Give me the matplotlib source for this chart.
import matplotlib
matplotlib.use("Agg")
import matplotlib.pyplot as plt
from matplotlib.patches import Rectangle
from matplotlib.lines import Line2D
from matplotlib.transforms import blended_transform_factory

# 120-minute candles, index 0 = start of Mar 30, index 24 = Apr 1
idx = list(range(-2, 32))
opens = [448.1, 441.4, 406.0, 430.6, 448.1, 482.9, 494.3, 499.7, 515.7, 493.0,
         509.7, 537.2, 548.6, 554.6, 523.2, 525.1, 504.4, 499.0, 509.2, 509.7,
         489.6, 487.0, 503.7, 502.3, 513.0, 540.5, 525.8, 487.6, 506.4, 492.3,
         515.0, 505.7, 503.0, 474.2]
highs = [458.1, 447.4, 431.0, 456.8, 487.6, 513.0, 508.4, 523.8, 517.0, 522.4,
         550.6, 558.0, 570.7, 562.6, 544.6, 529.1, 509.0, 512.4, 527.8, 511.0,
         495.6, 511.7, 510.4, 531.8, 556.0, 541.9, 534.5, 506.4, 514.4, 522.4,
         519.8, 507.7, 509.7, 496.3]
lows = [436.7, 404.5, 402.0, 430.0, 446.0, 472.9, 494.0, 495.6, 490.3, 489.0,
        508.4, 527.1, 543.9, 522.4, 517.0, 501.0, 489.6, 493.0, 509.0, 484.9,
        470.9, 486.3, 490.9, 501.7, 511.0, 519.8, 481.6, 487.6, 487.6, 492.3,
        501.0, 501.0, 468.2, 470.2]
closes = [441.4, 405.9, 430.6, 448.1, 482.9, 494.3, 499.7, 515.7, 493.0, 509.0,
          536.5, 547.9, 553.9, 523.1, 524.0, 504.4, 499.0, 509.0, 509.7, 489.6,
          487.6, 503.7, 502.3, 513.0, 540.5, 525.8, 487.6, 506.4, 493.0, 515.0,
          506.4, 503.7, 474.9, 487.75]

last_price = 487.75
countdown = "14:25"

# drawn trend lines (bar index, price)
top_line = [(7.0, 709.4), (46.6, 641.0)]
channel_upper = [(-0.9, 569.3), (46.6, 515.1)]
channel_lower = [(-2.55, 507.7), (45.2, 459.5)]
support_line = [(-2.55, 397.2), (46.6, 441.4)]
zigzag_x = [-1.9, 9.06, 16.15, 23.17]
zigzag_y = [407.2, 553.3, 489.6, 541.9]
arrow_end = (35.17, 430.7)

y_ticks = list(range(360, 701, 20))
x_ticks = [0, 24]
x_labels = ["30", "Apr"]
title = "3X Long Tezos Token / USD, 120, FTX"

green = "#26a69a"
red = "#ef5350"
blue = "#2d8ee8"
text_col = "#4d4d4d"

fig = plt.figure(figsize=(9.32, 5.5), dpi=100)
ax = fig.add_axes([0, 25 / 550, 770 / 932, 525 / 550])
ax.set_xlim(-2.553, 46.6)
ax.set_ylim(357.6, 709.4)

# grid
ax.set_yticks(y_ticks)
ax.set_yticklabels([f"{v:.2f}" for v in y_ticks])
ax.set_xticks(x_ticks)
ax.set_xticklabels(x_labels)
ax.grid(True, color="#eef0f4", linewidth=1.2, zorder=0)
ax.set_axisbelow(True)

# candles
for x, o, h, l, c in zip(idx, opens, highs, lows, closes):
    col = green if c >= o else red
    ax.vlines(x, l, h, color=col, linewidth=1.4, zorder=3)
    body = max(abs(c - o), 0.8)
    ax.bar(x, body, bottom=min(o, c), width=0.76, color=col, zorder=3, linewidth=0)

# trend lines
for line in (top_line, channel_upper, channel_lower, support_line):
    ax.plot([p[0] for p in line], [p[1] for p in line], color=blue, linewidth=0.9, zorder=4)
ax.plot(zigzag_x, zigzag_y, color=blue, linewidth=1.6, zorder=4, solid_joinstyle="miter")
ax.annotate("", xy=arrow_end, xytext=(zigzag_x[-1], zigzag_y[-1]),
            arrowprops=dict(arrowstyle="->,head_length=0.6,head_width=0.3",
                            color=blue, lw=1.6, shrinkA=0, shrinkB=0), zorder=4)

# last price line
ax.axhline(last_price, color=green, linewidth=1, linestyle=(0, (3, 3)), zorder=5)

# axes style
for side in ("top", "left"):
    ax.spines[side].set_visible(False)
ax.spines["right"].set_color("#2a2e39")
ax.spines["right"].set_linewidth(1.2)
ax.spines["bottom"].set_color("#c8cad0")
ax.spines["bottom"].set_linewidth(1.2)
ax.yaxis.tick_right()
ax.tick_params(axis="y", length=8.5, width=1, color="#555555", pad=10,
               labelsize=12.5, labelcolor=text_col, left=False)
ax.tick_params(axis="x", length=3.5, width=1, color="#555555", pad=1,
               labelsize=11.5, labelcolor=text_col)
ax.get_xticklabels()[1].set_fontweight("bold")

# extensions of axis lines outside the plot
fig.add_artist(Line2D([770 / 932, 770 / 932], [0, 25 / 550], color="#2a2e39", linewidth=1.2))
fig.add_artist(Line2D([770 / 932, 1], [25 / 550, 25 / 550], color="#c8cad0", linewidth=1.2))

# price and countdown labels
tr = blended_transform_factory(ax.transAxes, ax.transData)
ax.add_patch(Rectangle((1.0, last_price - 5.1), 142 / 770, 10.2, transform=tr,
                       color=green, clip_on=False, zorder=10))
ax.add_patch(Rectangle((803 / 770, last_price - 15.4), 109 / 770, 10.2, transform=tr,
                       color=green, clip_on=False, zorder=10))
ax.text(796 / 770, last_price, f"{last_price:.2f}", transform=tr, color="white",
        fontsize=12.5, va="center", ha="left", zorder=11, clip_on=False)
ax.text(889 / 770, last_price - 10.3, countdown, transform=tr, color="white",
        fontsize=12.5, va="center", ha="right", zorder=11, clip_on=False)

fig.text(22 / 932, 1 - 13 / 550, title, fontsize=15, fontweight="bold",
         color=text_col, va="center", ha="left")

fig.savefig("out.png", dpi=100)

===

WORK REQUIRED: Extract exactly the leading lines of the data, stopping at and including the line with "ax.set_ylim(357.6, 709.4)".

ANSWER FOR THE TASK:
Give me the matplotlib source for this chart.
import matplotlib
matplotlib.use("Agg")
import matplotlib.pyplot as plt
from matplotlib.patches import Rectangle
from matplotlib.lines import Line2D
from matplotlib.transforms import blended_transform_factory

# 120-minute candles, index 0 = start of Mar 30, index 24 = Apr 1
idx = list(range(-2, 32))
opens = [448.1, 441.4, 406.0, 430.6, 448.1, 482.9, 494.3, 499.7, 515.7, 493.0,
         509.7, 537.2, 548.6, 554.6, 523.2, 525.1, 504.4, 499.0, 509.2, 509.7,
         489.6, 487.0, 503.7, 502.3, 513.0, 540.5, 525.8, 487.6, 506.4, 492.3,
         515.0, 505.7, 503.0, 474.2]
highs = [458.1, 447.4, 431.0, 456.8, 487.6, 513.0, 508.4, 523.8, 517.0, 522.4,
         550.6, 558.0, 570.7, 562.6, 544.6, 529.1, 509.0, 512.4, 527.8, 511.0,
         495.6, 511.7, 510.4, 531.8, 556.0, 541.9, 534.5, 506.4, 514.4, 522.4,
         519.8, 507.7, 509.7, 496.3]
lows = [436.7, 404.5, 402.0, 430.0, 446.0, 472.9, 494.0, 495.6, 490.3, 489.0,
        508.4, 527.1, 543.9, 522.4, 517.0, 501.0, 489.6, 493.0, 509.0, 484.9,
        470.9, 486.3, 490.9, 501.7, 511.0, 519.8, 481.6, 487.6, 487.6, 492.3,
        501.0, 501.0, 468.2, 470.2]
closes = [441.4, 405.9, 430.6, 448.1, 482.9, 494.3, 499.7, 515.7, 493.0, 509.0,
          536.5, 547.9, 553.9, 523.1, 524.0, 504.4, 499.0, 509.0, 509.7, 489.6,
          487.6, 503.7, 502.3, 513.0, 540.5, 525.8, 487.6, 506.4, 493.0, 515.0,
          506.4, 503.7, 474.9, 487.75]

last_price = 487.75
countdown = "14:25"

# drawn trend lines (bar index, price)
top_line = [(7.0, 709.4), (46.6, 641.0)]
channel_upper = [(-0.9, 569.3), (46.6, 515.1)]
channel_lower = [(-2.55, 507.7), (45.2, 459.5)]
support_line = [(-2.55, 397.2), (46.6, 441.4)]
zigzag_x = [-1.9, 9.06, 16.15, 23.17]
zigzag_y = [407.2, 553.3, 489.6, 541.9]
arrow_end = (35.17, 430.7)

y_ticks = list(range(360, 701, 20))
x_ticks = [0, 24]
x_labels = ["30", "Apr"]
title = "3X Long Tezos Token / USD, 120, FTX"

green = "#26a69a"
red = "#ef5350"
blue = "#2d8ee8"
text_col = "#4d4d4d"

fig = plt.figure(figsize=(9.32, 5.5), dpi=100)
ax = fig.add_axes([0, 25 / 550, 770 / 932, 525 / 550])
ax.set_xlim(-2.553, 46.6)
ax.set_ylim(357.6, 709.4)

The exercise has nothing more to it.